In fact, our worry should be about whether big changes in technology will make it unnecessary for anyone to learn a second language at all – except for the love of it. Google translations are already pretty good for everyday purposes, and over the next 10-15 years, new technologies will make it easier for anyone to talk to anyone in a language she understands even if one does not know that language at all.
Speech recognition and natural language processing technologies will make quantum leaps over the next decade or so. So why would any job-seeker or migrant even need to learn a second language, except for transactional and functional reasons, and that too with the help of technology?
The advent of technology in the business of understanding and translating spoken and written languages will have two broad consequences, as seen in every other area impacted by technology. It will polarise language skills in the population. At the top end, there will be huge demand for multi-lingual talent; and at the bottom end of the pile, poor language speakers will get lots of low-quality, low-skill jobs aided by technology. They will manage with poor language as the demand is only for transactional usage of language.
The big winners will be a small group of highly-skilled multi-lingualists, who will be sought by the Googles of the world to get machines, artificial intelligence and other programmers to make their translation algos work better and better.
Two examples help to illustrate this skill polarisation. In the era before Google maps, the London cabbie needed not only driving skills, but also an extensive knowledge of the city’s roads and geography. Now, he can navigate anywhere with Google maps, and driving is anyway not the expert job it once was, given advances in drive automation. Jobs have multiplied at the bottom end (Uber, Ola) of the cabs business, and at the top – for those who can write the software for ride-hailing services or making the maps even better.
Or take the furniture business. Once upon a time you needed carpentry skills to work with wood. Today, furniture is designed in factories and assembled in homes – for which no particular carpentry skill is required. Anyone who knows which bolt to fasten in which place can do so with a manual. Or get someone to do so for very low fees. The high-value jobs are in the design of new furniture, and the low-value ones in furniture assembly. The mid-skill, mid-level jobs are going.
A similar thing is likely to happen in the software and algorithms that will drive the natural language processing business and translations. At the top end, apart from those doing the programming, there will be a huge requirement for those who understand at least two languages very well – how they are spoken, and how a sentence in one language can be translated meaningfully into another.

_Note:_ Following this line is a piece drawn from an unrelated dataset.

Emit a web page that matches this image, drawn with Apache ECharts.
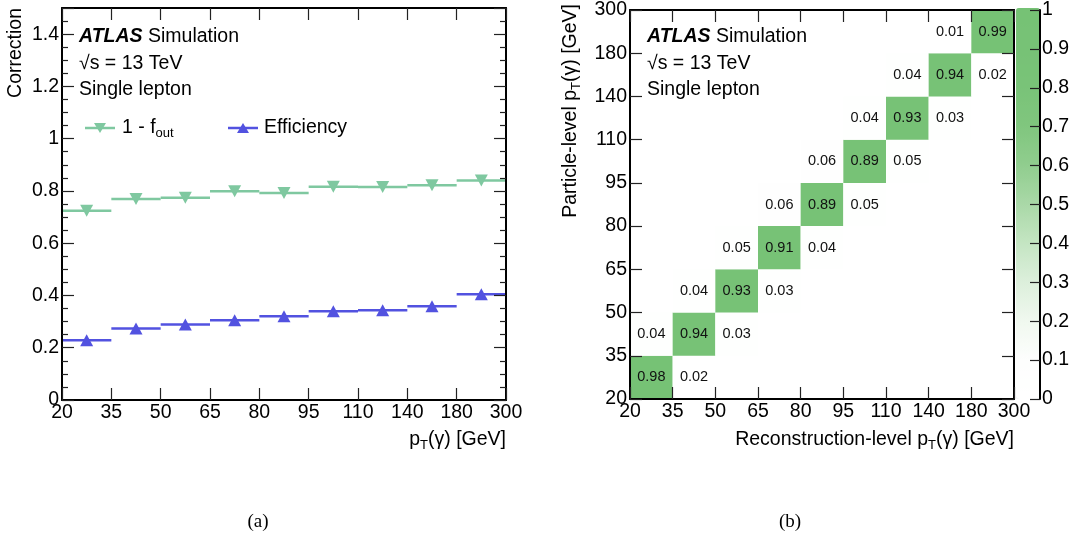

At the bottom end, the ability to understand anyone in everyday situations will allow millions of Indians to work and earn a living anywhere – even if they do not know a single word in the language of the state they are migrating to.
Language warriors are on the wrong side of history, thanks to technology. They may be making a political point by vandalising Hindi signboards in metro stations, when technology – a simple scrolling board in multiple languages – can make the same station name appear in multiple languages so that anyone can read it.

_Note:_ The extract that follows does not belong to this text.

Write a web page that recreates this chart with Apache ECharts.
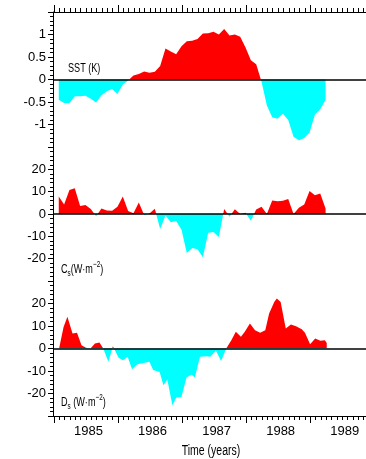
<!DOCTYPE html>
<html><head><meta charset="utf-8">
<script src="https://cdn.jsdelivr.net/npm/echarts@6/dist/echarts.min.js"></script>
<style>html,body{margin:0;padding:0;background:#fff}#c{width:366px;height:459px}</style>
</head><body><div id="c"></div>
<script>
// ---- data ----
const yearTicks = [1985, 1986, 1987, 1988, 1989];
const yearLabelPos = [1985.54, 1986.54, 1987.54, 1988.54, 1989.54];

// monthly samples (Feb 1985 .. Apr 1989)
const sstValues = [-0.45,-0.52,-0.53,-0.37,-0.37,-0.36,-0.43,-0.51,-0.35,-0.26,-0.21,-0.32,-0.11,-0.02,0.09,0.12,0.18,0.15,0.17,0.30,0.69,0.62,0.56,0.74,0.85,0.86,0.90,1.02,1.03,1.06,1.00,1.12,0.98,1.00,0.95,0.71,0.43,0.34,-0.05,-0.58,-0.84,-0.87,-0.76,-0.90,-1.27,-1.35,-1.30,-1.18,-0.78,-0.66,-0.45];
const csValues = [7.8,4.3,10.8,11.5,3.6,4.0,2.2,-1.0,2.5,1.6,1.5,3.3,7.8,1.3,0.3,5.2,-0.4,0.2,2.4,-6.7,-0.7,-3.7,-3.1,-7.0,-17.5,-15.2,-15.8,-19.4,-8.4,-8.1,-10.3,2.2,-1.2,2.1,0.0,0.6,-3.0,2.0,3.3,0.0,6.0,5.7,5.9,6.7,0.0,2.8,4.3,10.3,8.4,9.2,2.5];
const monthStart = 1985.075;

// D_s sampled at its own vertices
const dsTime = [1985.08,1985.15,1985.21,1985.29,1985.36,1985.43,1985.50,1985.57,1985.64,1985.71,1985.77,1985.85,1985.92,1986.01,1986.08,1986.15,1986.22,1986.30,1986.40,1986.49,1986.55,1986.65,1986.71,1986.77,1986.85,1986.91,1986.99,1987.07,1987.15,1987.20,1987.28,1987.38,1987.44,1987.53,1987.61,1987.69,1987.77,1987.84,1987.92,1987.98,1988.06,1988.14,1988.22,1988.30,1988.36,1988.44,1988.48,1988.54,1988.62,1988.70,1988.78,1988.87,1988.92,1989.00,1989.08,1989.16,1989.23,1989.26];
const dsValues = [0,9.6,14.1,6.7,7.0,1.5,0.3,0,2.2,2.7,0,-5.9,1.0,-4.1,-5.2,-3.7,-9.2,-7.0,-6.4,-5.9,-9.6,-10.4,-16.3,-13.8,-25.2,-21.8,-21.5,-12.9,-11.6,-12.9,-3.7,-3.4,-3.7,-1.0,-5.5,0,3.7,7.4,5.2,7.4,11.1,8.1,7.0,8.1,15.6,20.7,22.2,20.7,8.9,10.7,9.9,8.6,7.0,1.9,4.4,3.4,3.7,2.5];

// ---- build ----
const X_MIN = 1984.985, X_MAX = 1989.873;
const monthTimes = sstValues.map((_, k) => +(monthStart + k / 12).toFixed(4));
const monthTicks = [];
for (let m = 0; m <= 58; m++) monthTicks.push(+(1985 + m / 12).toFixed(4));
const sstData = sstValues.map((v, i) => [monthTimes[i], v]);
const csData = csValues.map((v, i) => [monthTimes[i], v]);
const dsData = dsValues.map((v, i) => [dsTime[i], v]);

const FONT = "'Liberation Sans',Arial,sans-serif";
const BLACK = '#000';

function xMajor(grid, pos, labels) {
  return {
    gridIndex: grid, type: 'value', position: pos, min: X_MIN, max: X_MAX,
    axisLine: { show: true, onZero: false, lineStyle: { color: BLACK, width: 1 } },
    axisTick: { show: true, customValues: yearTicks, length: 7, lineStyle: { color: BLACK, width: 1 } },
    axisLabel: labels ? {
      show: true, customValues: yearLabelPos, formatter: v => String(Math.floor(v)),
      color: BLACK, fontSize: 13, fontFamily: FONT, margin: 9
    } : { show: false },
    splitLine: { show: false }
  };
}
function xMinor(grid, pos) {
  return {
    gridIndex: grid, type: 'value', position: pos, min: X_MIN, max: X_MAX,
    axisLine: { show: false, onZero: false },
    axisTick: { show: true, customValues: monthTicks, length: 4, lineStyle: { color: BLACK, width: 1 } },
    axisLabel: { show: false }, splitLine: { show: false }
  };
}
function yAx(grid, lim, step) {
  return {
    gridIndex: grid, type: 'value', min: -lim, max: lim, interval: step,
    axisLine: { show: true, onZero: false, lineStyle: { color: BLACK, width: 1 } },
    axisTick: { show: true, length: 5, lineStyle: { color: BLACK } },
    minorTick: { show: true, splitNumber: 5, length: 3, lineStyle: { color: BLACK } },
    axisLabel: { showMinLabel: false, showMaxLabel: false, color: BLACK, fontSize: 13, fontFamily: FONT, margin: 7 },
    splitLine: { show: false }, minorSplitLine: { show: false }
  };
}
const zeroLine = {
  silent: true, symbol: ['none', 'none'], label: { show: false },
  lineStyle: { color: BLACK, width: 1.6, type: 'solid' }, data: [{ yAxis: 0 }], animation: false
};
function areaSeries(xi, yi, data) {
  return {
    type: 'line', xAxisIndex: xi, yAxisIndex: yi, data: data, showSymbol: false,
    lineStyle: { width: 0 }, areaStyle: { opacity: 1 }, markLine: zeroLine, z: 2
  };
}
const main = { fontSize: 13, fontFamily: FONT, lineHeight: 18, verticalAlign: 'middle', fill: BLACK };
const sub = { fontSize: 9, fontFamily: FONT, lineHeight: 9, verticalAlign: 'bottom', fill: BLACK };
const sup = { fontSize: 9, fontFamily: FONT, lineHeight: 9, verticalAlign: 'top', fill: BLACK };

const chart = echarts.init(document.getElementById('c'), null, { renderer: 'canvas' });
chart.setOption({
  animation: false,
  backgroundColor: '#fff',
  grid: [
    { left: 53, right: 0, top: 12, height: 135 },
    { left: 53, right: 0, top: 147, height: 134 },
    { left: 53, right: 0, top: 281, height: 135 }
  ],
  xAxis: [xMajor(0, 'top', false), xMinor(0, 'top'), Object.assign(xMinor(1, 'bottom'), { show: false }), xMajor(2, 'bottom', true), xMinor(2, 'bottom')],
  yAxis: [yAx(0, 1.5, 0.5), yAx(1, 30, 10), yAx(2, 30, 10)],
  visualMap: {
    type: 'piecewise', show: false, dimension: 1, seriesIndex: [0, 1, 2],
    pieces: [{ gt: 0, lte: 1000, color: '#ff0000' }, { gte: -1000, lte: 0, color: '#00ffff' }]
  },
  series: [areaSeries(0, 0, sstData), areaSeries(2, 1, csData), areaSeries(3, 2, dsData)],
  graphic: [
    { type: 'text', x: 68, y: 68, scaleX: 0.7, style: { text: 'SST (K)', font: '13px ' + FONT, fill: BLACK, verticalAlign: 'middle' } },
    { type: 'text', x: 61, y: 269, scaleX: 0.7, style: { text: '{m|C}{s|s}{m|(W·m}{p|−2}{m|)}', rich: { m: main, s: sub, p: sup }, verticalAlign: 'middle' } },
    { type: 'text', x: 61, y: 402, scaleX: 0.7, style: { text: '{m|D}{s|s}{m| (W·m}{p|−2}{m|)}', rich: { m: main, s: sub, p: sup }, verticalAlign: 'middle' } },
    { type: 'text', x: 211, y: 451, scaleX: 0.75, style: { text: 'Time (years)', font: '14px ' + FONT, fill: BLACK, align: 'center', verticalAlign: 'middle' } }
  ]
});
</script></body></html>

Technology may, in fact, make even the name plates irrelevant, for your mobile phone can figure out where you are standing and tell you – through an audio or a text message – where you have arrived. Shops and restaurants already use your mobile phone location information – assuming you give permissions – to entice you to eat or buy stuff from them.
On the plus side, technology can also enable easier learning of new languages, and this is where states must focus their best efforts. They should be employing multi-lingual experts to enable people from elsewhere in India (or abroad) to learn their languages – through technology-enabled courses.
They must develop multi-lingual experts when they are still available at cheap prices before the Googles and Facebooks snap them up. Multi-lingualism is needed not only for English-Tamil or Hindi-English translations, but for translations between one Indian language and another (Odiya to Tamil, Assamese to Malayalam, etc).
The business of language learning is going to get a huge fillip from technology in the near future. The language warriors should know who their real enemy is: technology. They must learn to use technology to push learning their own languages. Or else see their own languages suffer irrelevance.
If Indian languages, and this includes Hindi, do not get on top of technology, technology will reduce all languages to algorithmic triviality.